# Problem statement:
The line containing "(xd2) at (497,20)" marks the end: extract everything from the first line of the data through that line, exactly, with no pictures.
'''
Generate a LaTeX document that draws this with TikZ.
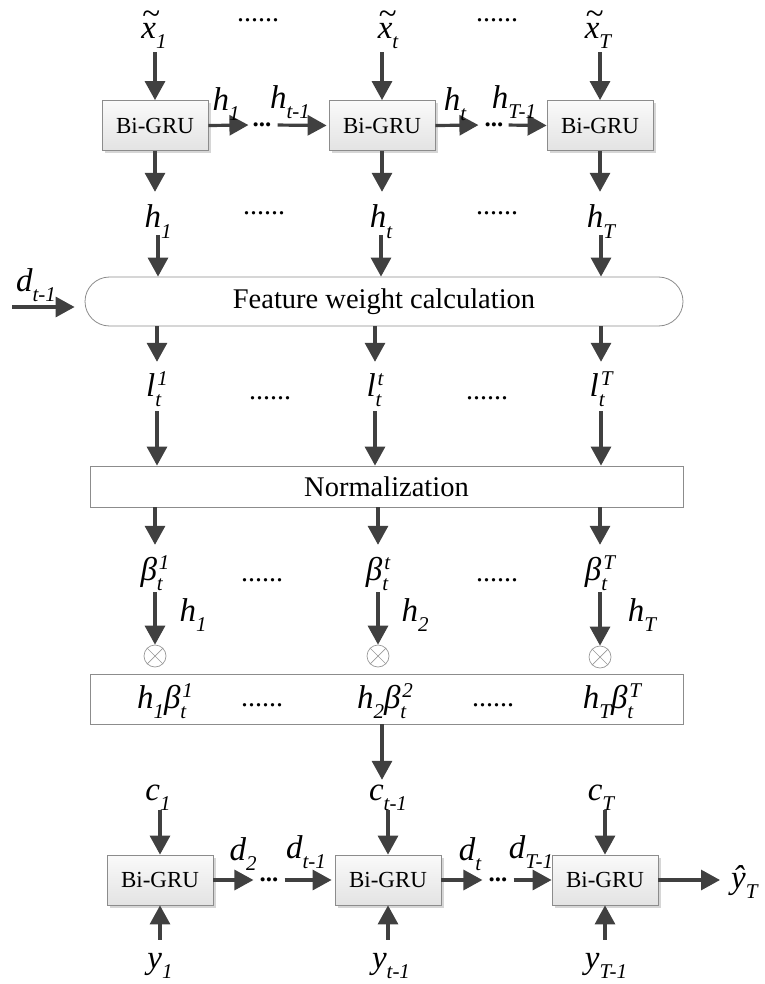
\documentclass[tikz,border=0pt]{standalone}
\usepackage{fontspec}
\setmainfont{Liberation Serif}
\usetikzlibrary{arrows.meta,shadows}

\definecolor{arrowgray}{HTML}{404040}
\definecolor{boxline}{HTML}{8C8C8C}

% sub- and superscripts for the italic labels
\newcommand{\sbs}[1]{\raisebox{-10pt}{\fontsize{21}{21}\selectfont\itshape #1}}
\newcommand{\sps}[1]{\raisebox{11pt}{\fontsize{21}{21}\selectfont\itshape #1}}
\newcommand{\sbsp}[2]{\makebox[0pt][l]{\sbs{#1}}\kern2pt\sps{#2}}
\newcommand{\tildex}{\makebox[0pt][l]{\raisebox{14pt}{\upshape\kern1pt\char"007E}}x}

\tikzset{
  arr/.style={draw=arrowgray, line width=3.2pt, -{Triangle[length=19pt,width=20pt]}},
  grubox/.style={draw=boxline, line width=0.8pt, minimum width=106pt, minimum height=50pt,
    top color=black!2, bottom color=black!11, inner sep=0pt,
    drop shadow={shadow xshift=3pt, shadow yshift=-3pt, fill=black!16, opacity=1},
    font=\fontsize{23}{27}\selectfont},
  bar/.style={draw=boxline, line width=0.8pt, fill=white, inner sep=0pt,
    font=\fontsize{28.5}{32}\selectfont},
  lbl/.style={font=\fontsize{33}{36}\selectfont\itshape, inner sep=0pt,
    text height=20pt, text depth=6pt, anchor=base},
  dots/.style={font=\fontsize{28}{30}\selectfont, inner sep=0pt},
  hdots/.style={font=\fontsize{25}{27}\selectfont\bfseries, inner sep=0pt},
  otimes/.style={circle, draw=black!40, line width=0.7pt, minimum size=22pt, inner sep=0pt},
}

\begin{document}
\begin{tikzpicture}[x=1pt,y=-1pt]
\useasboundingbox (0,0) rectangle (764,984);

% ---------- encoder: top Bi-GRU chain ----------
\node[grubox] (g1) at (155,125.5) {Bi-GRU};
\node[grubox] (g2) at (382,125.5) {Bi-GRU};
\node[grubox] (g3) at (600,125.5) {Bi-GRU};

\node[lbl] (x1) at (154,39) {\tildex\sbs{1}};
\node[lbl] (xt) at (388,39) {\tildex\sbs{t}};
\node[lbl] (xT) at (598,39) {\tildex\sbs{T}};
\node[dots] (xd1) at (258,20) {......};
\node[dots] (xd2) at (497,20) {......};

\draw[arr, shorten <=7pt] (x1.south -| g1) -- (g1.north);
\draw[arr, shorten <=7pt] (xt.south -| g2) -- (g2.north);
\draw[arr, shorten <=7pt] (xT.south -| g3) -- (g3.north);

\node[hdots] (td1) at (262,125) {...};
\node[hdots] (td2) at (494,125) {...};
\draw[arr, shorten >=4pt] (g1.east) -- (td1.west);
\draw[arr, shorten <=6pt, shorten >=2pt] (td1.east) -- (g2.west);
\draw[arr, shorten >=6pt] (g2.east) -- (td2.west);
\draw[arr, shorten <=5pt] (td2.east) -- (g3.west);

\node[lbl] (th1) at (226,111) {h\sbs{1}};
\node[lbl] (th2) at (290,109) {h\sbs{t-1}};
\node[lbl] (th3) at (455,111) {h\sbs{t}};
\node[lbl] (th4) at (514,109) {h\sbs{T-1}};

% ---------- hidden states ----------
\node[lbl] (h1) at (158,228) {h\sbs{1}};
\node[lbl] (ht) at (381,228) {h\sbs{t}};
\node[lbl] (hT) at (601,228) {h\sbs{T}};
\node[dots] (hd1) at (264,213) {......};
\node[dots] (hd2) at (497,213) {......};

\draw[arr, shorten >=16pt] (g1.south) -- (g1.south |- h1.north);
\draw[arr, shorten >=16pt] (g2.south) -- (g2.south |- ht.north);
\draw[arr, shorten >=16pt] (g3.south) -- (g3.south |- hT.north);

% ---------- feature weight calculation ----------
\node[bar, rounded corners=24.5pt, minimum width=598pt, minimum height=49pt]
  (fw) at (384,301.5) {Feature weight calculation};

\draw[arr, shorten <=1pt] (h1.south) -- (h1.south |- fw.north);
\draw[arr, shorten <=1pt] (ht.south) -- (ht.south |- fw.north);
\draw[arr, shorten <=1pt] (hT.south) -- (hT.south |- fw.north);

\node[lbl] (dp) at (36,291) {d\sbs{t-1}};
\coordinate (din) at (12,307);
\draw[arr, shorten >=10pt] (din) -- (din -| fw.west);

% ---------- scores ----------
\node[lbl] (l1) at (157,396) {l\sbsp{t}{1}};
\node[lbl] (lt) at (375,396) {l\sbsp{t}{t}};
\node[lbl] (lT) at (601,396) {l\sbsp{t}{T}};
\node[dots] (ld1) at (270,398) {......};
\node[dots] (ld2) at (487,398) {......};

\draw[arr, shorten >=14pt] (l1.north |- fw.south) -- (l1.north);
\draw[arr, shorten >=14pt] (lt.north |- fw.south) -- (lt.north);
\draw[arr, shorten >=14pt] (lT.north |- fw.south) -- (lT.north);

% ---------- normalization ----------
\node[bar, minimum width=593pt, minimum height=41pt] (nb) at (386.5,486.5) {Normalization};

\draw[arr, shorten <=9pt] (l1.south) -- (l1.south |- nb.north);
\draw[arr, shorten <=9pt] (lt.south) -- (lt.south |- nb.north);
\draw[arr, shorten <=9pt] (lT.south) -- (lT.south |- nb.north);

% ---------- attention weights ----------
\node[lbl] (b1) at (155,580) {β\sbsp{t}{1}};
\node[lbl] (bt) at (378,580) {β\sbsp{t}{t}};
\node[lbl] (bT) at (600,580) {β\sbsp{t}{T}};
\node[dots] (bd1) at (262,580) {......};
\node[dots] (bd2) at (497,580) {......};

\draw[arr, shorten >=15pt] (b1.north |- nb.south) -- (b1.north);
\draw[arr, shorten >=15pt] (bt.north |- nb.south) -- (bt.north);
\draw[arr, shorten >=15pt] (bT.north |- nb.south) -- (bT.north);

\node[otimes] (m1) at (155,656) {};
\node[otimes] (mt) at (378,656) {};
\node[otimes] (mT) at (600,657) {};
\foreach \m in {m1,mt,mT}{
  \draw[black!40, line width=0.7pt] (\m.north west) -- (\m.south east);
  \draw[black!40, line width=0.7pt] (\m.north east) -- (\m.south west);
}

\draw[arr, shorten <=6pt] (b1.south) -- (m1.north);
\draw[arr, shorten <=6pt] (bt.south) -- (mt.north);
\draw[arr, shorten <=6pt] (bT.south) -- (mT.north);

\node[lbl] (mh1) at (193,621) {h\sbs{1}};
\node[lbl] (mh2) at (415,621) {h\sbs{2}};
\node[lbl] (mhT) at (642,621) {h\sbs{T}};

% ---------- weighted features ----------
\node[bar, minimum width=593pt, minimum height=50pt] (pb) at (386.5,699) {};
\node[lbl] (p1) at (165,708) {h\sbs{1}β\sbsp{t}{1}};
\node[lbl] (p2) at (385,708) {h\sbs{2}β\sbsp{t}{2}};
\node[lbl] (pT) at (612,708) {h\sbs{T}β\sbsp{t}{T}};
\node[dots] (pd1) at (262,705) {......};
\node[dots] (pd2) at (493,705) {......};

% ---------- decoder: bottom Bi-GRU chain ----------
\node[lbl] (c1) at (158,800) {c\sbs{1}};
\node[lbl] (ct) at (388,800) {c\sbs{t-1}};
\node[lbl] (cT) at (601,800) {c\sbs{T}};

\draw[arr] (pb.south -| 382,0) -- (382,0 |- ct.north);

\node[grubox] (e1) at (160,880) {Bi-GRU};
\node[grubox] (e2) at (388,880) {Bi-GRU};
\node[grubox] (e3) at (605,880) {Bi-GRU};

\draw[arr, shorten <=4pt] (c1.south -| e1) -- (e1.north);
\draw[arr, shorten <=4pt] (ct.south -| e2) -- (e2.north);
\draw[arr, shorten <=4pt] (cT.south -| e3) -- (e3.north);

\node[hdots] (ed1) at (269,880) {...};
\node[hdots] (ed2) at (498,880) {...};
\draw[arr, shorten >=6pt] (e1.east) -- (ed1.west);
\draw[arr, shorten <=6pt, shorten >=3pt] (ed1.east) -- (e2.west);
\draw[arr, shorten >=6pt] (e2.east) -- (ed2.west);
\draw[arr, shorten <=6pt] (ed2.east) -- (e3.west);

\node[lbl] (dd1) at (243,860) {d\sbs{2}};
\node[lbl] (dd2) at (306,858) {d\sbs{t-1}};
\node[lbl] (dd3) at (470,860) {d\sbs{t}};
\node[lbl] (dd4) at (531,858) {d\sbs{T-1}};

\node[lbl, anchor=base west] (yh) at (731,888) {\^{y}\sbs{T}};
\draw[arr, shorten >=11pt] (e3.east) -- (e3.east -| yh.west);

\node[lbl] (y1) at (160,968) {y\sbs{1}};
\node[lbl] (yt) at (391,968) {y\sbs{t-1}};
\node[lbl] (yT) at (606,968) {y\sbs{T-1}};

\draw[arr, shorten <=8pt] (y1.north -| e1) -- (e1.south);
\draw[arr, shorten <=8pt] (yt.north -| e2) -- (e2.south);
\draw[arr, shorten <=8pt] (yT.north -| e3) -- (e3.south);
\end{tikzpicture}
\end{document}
'''
# Answer:
Generate a LaTeX document that draws this with TikZ.
\documentclass[tikz,border=0pt]{standalone}
\usepackage{fontspec}
\setmainfont{Liberation Serif}
\usetikzlibrary{arrows.meta,shadows}

\definecolor{arrowgray}{HTML}{404040}
\definecolor{boxline}{HTML}{8C8C8C}

% sub- and superscripts for the italic labels
\newcommand{\sbs}[1]{\raisebox{-10pt}{\fontsize{21}{21}\selectfont\itshape #1}}
\newcommand{\sps}[1]{\raisebox{11pt}{\fontsize{21}{21}\selectfont\itshape #1}}
\newcommand{\sbsp}[2]{\makebox[0pt][l]{\sbs{#1}}\kern2pt\sps{#2}}
\newcommand{\tildex}{\makebox[0pt][l]{\raisebox{14pt}{\upshape\kern1pt\char"007E}}x}

\tikzset{
  arr/.style={draw=arrowgray, line width=3.2pt, -{Triangle[length=19pt,width=20pt]}},
  grubox/.style={draw=boxline, line width=0.8pt, minimum width=106pt, minimum height=50pt,
    top color=black!2, bottom color=black!11, inner sep=0pt,
    drop shadow={shadow xshift=3pt, shadow yshift=-3pt, fill=black!16, opacity=1},
    font=\fontsize{23}{27}\selectfont},
  bar/.style={draw=boxline, line width=0.8pt, fill=white, inner sep=0pt,
    font=\fontsize{28.5}{32}\selectfont},
  lbl/.style={font=\fontsize{33}{36}\selectfont\itshape, inner sep=0pt,
    text height=20pt, text depth=6pt, anchor=base},
  dots/.style={font=\fontsize{28}{30}\selectfont, inner sep=0pt},
  hdots/.style={font=\fontsize{25}{27}\selectfont\bfseries, inner sep=0pt},
  otimes/.style={circle, draw=black!40, line width=0.7pt, minimum size=22pt, inner sep=0pt},
}

\begin{document}
\begin{tikzpicture}[x=1pt,y=-1pt]
\useasboundingbox (0,0) rectangle (764,984);

% ---------- encoder: top Bi-GRU chain ----------
\node[grubox] (g1) at (155,125.5) {Bi-GRU};
\node[grubox] (g2) at (382,125.5) {Bi-GRU};
\node[grubox] (g3) at (600,125.5) {Bi-GRU};

\node[lbl] (x1) at (154,39) {\tildex\sbs{1}};
\node[lbl] (xt) at (388,39) {\tildex\sbs{t}};
\node[lbl] (xT) at (598,39) {\tildex\sbs{T}};
\node[dots] (xd1) at (258,20) {......};
\node[dots] (xd2) at (497,20) {......};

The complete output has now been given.